To be done :: Everything from the opening line of the records below through the line with "var font = 'DejaVu Sans';" must be duplicated exactly, pictures left out.
***
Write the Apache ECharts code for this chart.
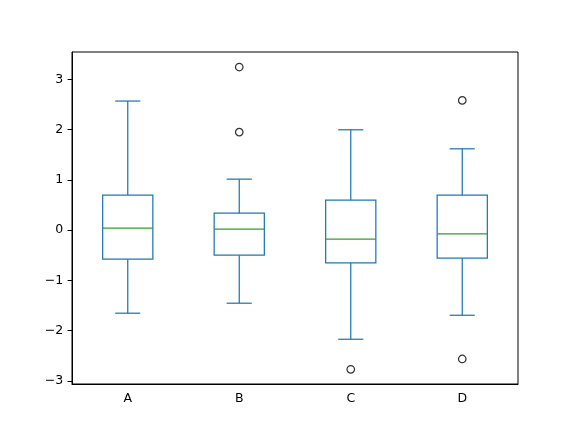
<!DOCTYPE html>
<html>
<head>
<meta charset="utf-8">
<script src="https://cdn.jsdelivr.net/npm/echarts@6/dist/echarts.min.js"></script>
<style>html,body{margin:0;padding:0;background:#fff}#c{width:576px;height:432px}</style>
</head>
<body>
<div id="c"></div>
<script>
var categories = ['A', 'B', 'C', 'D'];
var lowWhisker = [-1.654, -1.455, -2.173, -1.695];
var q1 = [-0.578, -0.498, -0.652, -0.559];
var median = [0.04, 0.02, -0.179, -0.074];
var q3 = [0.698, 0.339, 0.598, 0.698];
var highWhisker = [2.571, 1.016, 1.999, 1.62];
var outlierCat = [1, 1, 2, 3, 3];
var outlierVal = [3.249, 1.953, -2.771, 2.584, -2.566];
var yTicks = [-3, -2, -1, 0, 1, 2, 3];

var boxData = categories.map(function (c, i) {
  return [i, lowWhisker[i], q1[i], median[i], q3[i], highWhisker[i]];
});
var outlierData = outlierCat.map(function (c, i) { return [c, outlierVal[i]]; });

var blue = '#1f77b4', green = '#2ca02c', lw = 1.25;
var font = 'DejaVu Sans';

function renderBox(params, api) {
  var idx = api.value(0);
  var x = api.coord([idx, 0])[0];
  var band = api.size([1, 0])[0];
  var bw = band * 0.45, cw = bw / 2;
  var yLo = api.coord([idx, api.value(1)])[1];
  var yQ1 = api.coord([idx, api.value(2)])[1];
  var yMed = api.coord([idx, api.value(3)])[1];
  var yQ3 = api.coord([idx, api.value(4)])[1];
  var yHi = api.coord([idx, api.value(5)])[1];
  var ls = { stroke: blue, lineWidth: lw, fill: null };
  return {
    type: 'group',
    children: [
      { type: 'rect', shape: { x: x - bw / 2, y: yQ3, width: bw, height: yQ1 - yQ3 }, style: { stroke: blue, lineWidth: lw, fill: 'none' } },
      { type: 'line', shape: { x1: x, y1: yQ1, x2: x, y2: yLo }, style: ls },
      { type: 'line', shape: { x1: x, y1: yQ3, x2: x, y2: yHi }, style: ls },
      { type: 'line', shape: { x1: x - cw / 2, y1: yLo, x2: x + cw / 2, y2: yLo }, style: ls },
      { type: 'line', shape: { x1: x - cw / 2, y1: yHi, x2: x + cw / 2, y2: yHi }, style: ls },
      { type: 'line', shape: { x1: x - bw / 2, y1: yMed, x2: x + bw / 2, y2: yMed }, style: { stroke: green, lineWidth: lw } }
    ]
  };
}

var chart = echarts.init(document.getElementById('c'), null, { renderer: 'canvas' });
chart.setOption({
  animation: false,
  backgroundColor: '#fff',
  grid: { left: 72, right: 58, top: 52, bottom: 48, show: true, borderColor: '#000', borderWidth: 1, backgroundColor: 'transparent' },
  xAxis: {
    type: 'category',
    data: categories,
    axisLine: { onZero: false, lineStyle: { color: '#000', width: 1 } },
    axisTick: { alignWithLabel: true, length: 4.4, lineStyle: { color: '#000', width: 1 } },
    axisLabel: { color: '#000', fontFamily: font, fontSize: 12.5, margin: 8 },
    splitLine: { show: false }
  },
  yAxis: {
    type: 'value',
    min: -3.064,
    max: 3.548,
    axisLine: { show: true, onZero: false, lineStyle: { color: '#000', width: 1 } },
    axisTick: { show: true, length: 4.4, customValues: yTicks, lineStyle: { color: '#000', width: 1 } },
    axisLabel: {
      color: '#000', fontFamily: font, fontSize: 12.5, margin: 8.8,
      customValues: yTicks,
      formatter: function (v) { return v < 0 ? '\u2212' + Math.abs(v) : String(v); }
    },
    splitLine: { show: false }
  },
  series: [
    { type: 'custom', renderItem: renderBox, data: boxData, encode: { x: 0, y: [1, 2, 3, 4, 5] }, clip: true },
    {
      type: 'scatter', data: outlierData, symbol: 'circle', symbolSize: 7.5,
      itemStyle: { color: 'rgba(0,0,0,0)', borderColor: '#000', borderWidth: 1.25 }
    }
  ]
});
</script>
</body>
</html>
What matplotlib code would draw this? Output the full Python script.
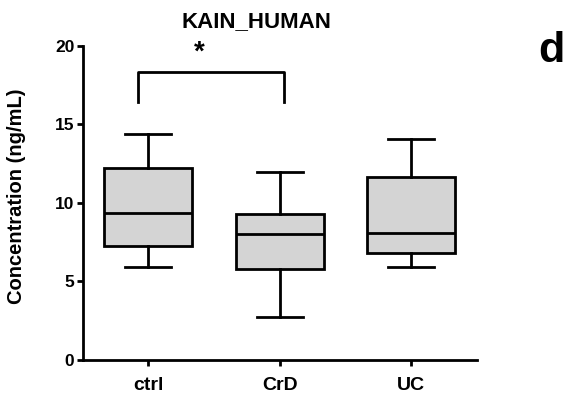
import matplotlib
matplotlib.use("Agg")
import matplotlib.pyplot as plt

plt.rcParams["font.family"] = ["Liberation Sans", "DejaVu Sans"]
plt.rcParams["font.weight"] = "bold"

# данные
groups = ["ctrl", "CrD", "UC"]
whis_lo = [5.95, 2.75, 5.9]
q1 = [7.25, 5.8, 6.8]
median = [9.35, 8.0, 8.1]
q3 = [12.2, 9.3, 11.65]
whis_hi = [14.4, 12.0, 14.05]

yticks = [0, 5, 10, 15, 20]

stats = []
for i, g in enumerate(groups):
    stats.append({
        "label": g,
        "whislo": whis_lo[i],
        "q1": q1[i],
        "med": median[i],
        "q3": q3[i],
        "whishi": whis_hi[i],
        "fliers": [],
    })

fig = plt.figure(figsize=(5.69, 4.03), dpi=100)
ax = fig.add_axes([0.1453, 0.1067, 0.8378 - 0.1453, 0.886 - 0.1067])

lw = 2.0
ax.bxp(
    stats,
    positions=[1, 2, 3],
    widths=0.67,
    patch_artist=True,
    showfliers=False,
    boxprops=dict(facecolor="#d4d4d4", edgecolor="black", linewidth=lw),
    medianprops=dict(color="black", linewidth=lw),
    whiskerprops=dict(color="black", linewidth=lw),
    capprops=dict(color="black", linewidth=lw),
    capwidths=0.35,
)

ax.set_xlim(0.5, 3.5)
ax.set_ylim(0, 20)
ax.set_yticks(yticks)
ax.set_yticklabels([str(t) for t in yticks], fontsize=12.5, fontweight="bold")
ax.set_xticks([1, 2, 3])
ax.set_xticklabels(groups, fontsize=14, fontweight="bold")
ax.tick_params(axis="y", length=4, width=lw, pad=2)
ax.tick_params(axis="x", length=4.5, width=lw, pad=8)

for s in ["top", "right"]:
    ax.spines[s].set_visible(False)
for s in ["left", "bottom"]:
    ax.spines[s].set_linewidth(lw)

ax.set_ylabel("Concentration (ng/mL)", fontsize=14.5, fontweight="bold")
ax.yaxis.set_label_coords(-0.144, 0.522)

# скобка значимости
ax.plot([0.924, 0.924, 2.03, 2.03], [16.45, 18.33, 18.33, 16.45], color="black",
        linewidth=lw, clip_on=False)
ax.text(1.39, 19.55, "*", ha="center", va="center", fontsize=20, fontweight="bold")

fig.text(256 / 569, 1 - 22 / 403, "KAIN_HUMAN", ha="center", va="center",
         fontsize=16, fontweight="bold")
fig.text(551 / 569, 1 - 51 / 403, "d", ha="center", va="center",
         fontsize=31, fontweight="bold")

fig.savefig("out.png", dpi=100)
***
Solved problem ::
Write the Apache ECharts code for this chart.
<!DOCTYPE html>
<html>
<head>
<meta charset="utf-8">
<script src="https://cdn.jsdelivr.net/npm/echarts@6/dist/echarts.min.js"></script>
<style>html,body{margin:0;padding:0;background:#fff}#c{width:576px;height:432px}</style>
</head>
<body>
<div id="c"></div>
<script>
var categories = ['A', 'B', 'C', 'D'];
var lowWhisker = [-1.654, -1.455, -2.173, -1.695];
var q1 = [-0.578, -0.498, -0.652, -0.559];
var median = [0.04, 0.02, -0.179, -0.074];
var q3 = [0.698, 0.339, 0.598, 0.698];
var highWhisker = [2.571, 1.016, 1.999, 1.62];
var outlierCat = [1, 1, 2, 3, 3];
var outlierVal = [3.249, 1.953, -2.771, 2.584, -2.566];
var yTicks = [-3, -2, -1, 0, 1, 2, 3];

var boxData = categories.map(function (c, i) {
  return [i, lowWhisker[i], q1[i], median[i], q3[i], highWhisker[i]];
});
var outlierData = outlierCat.map(function (c, i) { return [c, outlierVal[i]]; });

var blue = '#1f77b4', green = '#2ca02c', lw = 1.25;
var font = 'DejaVu Sans';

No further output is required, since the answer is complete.